** EXERCISE OBJECTIVE **
Retype only the lines from the one containing "Write the seaborn" through the one containing "161.3, 144.7, 142.3, 143, 138, 129.7, 123, 118, 116.3, 115.7]", both included, word for word. Pictures stay out of the copy.

** EXTRACTED MATERIAL **
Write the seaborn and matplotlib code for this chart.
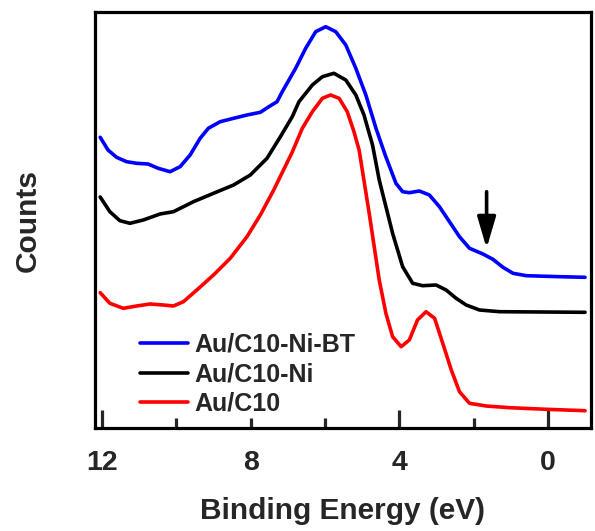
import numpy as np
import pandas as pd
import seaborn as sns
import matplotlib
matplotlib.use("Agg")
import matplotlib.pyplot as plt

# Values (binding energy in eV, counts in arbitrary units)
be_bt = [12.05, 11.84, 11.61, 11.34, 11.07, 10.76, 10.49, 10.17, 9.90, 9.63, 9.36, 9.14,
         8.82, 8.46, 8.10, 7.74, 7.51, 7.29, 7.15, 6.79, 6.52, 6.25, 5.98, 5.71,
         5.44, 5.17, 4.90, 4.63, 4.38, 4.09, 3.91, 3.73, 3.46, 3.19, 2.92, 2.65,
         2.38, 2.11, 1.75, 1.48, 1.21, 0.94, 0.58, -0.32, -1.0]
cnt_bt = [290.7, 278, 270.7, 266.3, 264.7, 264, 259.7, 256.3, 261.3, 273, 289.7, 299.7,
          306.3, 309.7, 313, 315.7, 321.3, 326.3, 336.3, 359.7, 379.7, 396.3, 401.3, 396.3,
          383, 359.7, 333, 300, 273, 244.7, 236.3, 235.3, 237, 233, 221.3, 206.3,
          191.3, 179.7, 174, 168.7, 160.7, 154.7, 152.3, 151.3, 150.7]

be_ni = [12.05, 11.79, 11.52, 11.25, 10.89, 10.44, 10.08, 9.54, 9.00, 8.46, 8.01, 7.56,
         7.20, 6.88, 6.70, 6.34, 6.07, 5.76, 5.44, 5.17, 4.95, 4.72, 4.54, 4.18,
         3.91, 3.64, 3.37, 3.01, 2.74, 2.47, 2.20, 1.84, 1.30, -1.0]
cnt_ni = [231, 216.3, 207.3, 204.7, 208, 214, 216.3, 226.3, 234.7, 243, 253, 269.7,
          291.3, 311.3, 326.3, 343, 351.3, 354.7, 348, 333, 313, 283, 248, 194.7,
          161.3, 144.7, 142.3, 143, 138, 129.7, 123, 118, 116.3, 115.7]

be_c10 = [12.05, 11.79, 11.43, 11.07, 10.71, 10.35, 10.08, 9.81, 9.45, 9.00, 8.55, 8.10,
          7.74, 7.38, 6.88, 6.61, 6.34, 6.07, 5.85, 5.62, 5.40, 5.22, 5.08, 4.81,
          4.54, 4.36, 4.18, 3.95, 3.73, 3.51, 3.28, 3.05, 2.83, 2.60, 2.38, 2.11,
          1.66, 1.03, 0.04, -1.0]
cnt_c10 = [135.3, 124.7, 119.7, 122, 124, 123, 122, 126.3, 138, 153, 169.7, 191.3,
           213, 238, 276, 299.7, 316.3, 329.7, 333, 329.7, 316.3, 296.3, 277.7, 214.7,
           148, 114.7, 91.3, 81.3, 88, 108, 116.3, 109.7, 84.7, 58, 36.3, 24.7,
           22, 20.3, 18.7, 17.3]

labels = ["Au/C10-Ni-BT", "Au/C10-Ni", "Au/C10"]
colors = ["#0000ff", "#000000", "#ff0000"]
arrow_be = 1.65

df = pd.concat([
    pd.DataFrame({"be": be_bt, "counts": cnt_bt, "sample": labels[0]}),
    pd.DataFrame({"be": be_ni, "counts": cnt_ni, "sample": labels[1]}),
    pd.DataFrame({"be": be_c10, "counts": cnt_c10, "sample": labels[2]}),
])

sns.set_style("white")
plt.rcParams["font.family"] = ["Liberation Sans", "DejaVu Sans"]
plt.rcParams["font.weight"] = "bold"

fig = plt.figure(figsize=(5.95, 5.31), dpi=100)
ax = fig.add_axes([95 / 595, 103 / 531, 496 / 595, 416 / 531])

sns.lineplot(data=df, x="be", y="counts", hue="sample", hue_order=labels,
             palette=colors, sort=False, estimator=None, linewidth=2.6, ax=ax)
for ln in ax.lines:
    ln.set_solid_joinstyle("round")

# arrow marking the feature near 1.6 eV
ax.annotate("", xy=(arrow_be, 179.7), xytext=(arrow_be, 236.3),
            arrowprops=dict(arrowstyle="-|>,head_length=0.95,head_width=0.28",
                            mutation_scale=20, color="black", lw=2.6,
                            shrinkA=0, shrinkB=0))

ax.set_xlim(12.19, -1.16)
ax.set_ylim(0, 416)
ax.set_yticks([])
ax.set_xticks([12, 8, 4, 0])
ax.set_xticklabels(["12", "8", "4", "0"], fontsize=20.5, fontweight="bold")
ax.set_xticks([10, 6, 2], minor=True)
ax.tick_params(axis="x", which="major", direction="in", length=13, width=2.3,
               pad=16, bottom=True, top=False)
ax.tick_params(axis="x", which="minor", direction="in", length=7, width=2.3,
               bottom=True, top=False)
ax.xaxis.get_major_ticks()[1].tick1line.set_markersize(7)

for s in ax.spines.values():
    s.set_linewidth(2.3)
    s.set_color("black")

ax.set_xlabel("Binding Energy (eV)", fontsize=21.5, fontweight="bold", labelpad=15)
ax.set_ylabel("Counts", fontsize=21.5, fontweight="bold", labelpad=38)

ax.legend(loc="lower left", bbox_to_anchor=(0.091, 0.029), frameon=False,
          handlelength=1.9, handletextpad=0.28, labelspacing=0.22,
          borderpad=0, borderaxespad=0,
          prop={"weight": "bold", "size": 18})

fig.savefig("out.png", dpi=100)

---

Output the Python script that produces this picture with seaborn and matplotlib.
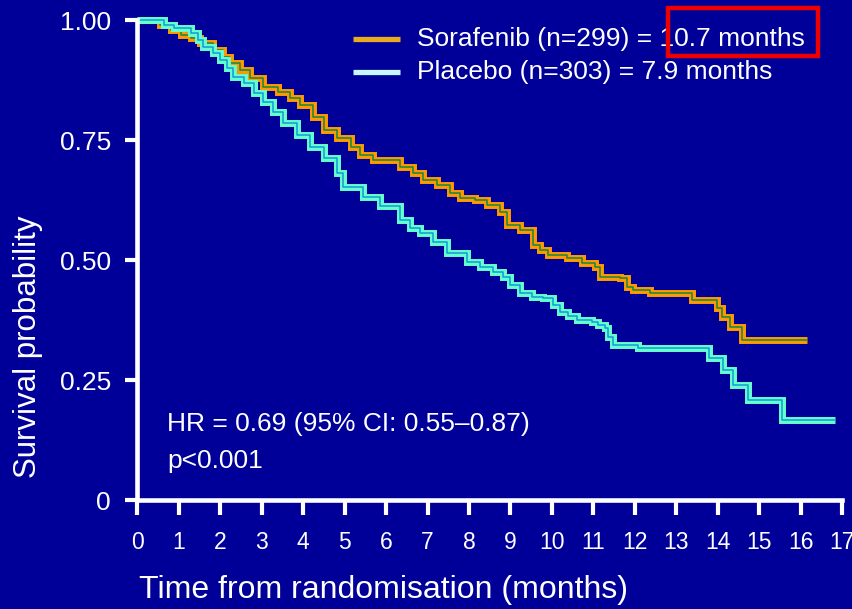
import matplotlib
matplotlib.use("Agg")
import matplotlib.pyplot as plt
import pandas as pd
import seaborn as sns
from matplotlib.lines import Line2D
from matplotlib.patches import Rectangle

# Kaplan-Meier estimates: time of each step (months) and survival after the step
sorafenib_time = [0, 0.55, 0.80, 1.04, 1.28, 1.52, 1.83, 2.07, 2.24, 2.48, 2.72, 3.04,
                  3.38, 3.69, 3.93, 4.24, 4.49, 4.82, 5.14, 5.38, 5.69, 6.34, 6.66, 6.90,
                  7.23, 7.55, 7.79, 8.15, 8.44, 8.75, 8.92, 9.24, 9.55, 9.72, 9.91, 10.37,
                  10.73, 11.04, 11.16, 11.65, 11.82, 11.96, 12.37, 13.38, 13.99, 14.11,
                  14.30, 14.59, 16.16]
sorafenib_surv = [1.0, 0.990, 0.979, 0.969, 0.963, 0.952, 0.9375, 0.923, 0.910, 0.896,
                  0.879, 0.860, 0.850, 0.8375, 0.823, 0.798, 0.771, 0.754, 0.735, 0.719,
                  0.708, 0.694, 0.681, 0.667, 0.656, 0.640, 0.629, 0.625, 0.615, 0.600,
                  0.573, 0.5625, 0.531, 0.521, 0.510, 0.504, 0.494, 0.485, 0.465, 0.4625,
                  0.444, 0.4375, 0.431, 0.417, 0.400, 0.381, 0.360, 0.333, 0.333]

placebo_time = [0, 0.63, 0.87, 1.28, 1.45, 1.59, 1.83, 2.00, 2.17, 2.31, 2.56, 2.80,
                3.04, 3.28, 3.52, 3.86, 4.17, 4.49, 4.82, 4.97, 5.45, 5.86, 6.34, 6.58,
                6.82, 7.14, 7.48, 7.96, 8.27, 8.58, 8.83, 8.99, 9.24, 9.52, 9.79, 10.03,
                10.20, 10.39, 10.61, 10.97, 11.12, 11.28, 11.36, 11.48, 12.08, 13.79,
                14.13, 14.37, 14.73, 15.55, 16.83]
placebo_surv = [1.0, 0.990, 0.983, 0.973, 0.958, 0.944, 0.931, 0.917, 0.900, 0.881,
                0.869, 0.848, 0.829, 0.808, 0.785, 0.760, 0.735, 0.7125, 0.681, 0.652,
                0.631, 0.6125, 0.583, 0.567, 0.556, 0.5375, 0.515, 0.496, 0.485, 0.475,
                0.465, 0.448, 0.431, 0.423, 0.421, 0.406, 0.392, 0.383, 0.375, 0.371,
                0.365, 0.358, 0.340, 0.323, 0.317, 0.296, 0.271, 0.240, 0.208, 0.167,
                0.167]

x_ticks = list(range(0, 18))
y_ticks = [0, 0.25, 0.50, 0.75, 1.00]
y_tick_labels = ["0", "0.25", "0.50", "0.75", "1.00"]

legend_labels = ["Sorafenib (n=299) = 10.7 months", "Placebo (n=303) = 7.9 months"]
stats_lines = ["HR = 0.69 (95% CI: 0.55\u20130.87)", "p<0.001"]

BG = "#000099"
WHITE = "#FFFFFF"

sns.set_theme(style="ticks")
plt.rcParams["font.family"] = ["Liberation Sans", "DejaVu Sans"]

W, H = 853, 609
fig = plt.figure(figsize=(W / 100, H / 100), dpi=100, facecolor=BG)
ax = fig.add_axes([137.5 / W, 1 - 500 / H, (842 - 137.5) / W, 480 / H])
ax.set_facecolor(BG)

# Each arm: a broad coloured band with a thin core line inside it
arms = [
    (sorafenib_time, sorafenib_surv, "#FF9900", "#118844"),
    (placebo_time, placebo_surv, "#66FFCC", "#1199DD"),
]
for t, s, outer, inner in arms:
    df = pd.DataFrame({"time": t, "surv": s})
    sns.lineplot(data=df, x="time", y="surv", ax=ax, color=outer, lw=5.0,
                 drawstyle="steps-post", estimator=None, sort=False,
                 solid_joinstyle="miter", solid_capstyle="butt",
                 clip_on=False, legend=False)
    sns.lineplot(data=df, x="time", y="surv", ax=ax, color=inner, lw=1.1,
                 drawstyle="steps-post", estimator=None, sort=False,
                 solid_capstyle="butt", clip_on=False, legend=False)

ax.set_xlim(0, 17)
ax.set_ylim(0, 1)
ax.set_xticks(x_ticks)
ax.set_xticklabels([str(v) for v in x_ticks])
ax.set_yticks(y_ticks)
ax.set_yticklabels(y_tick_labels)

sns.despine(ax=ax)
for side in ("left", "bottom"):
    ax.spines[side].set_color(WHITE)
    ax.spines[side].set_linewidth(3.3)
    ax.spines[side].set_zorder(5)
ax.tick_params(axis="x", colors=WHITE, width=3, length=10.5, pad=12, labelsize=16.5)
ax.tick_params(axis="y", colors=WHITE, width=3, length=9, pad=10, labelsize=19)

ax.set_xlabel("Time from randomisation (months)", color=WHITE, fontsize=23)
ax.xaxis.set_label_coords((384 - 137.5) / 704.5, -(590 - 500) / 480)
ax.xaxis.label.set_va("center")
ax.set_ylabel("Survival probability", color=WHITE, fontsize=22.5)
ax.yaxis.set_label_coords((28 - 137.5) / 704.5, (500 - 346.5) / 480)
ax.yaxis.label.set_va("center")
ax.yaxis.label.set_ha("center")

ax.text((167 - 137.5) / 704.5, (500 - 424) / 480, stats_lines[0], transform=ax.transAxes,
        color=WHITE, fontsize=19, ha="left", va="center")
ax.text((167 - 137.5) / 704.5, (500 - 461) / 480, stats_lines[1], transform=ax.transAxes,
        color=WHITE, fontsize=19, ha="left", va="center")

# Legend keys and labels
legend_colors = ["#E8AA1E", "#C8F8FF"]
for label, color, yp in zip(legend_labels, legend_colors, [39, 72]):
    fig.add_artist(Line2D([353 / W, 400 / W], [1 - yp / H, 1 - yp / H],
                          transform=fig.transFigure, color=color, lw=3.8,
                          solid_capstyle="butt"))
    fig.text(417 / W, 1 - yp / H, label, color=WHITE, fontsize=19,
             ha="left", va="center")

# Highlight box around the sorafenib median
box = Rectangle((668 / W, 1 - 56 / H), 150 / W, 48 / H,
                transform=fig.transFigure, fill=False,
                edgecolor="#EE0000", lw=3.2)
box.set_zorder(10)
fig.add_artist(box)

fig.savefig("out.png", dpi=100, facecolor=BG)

** SOLUTION BELOW **
Write the seaborn and matplotlib code for this chart.
import numpy as np
import pandas as pd
import seaborn as sns
import matplotlib
matplotlib.use("Agg")
import matplotlib.pyplot as plt

# Values (binding energy in eV, counts in arbitrary units)
be_bt = [12.05, 11.84, 11.61, 11.34, 11.07, 10.76, 10.49, 10.17, 9.90, 9.63, 9.36, 9.14,
         8.82, 8.46, 8.10, 7.74, 7.51, 7.29, 7.15, 6.79, 6.52, 6.25, 5.98, 5.71,
         5.44, 5.17, 4.90, 4.63, 4.38, 4.09, 3.91, 3.73, 3.46, 3.19, 2.92, 2.65,
         2.38, 2.11, 1.75, 1.48, 1.21, 0.94, 0.58, -0.32, -1.0]
cnt_bt = [290.7, 278, 270.7, 266.3, 264.7, 264, 259.7, 256.3, 261.3, 273, 289.7, 299.7,
          306.3, 309.7, 313, 315.7, 321.3, 326.3, 336.3, 359.7, 379.7, 396.3, 401.3, 396.3,
          383, 359.7, 333, 300, 273, 244.7, 236.3, 235.3, 237, 233, 221.3, 206.3,
          191.3, 179.7, 174, 168.7, 160.7, 154.7, 152.3, 151.3, 150.7]

be_ni = [12.05, 11.79, 11.52, 11.25, 10.89, 10.44, 10.08, 9.54, 9.00, 8.46, 8.01, 7.56,
         7.20, 6.88, 6.70, 6.34, 6.07, 5.76, 5.44, 5.17, 4.95, 4.72, 4.54, 4.18,
         3.91, 3.64, 3.37, 3.01, 2.74, 2.47, 2.20, 1.84, 1.30, -1.0]
cnt_ni = [231, 216.3, 207.3, 204.7, 208, 214, 216.3, 226.3, 234.7, 243, 253, 269.7,
          291.3, 311.3, 326.3, 343, 351.3, 354.7, 348, 333, 313, 283, 248, 194.7,
          161.3, 144.7, 142.3, 143, 138, 129.7, 123, 118, 116.3, 115.7]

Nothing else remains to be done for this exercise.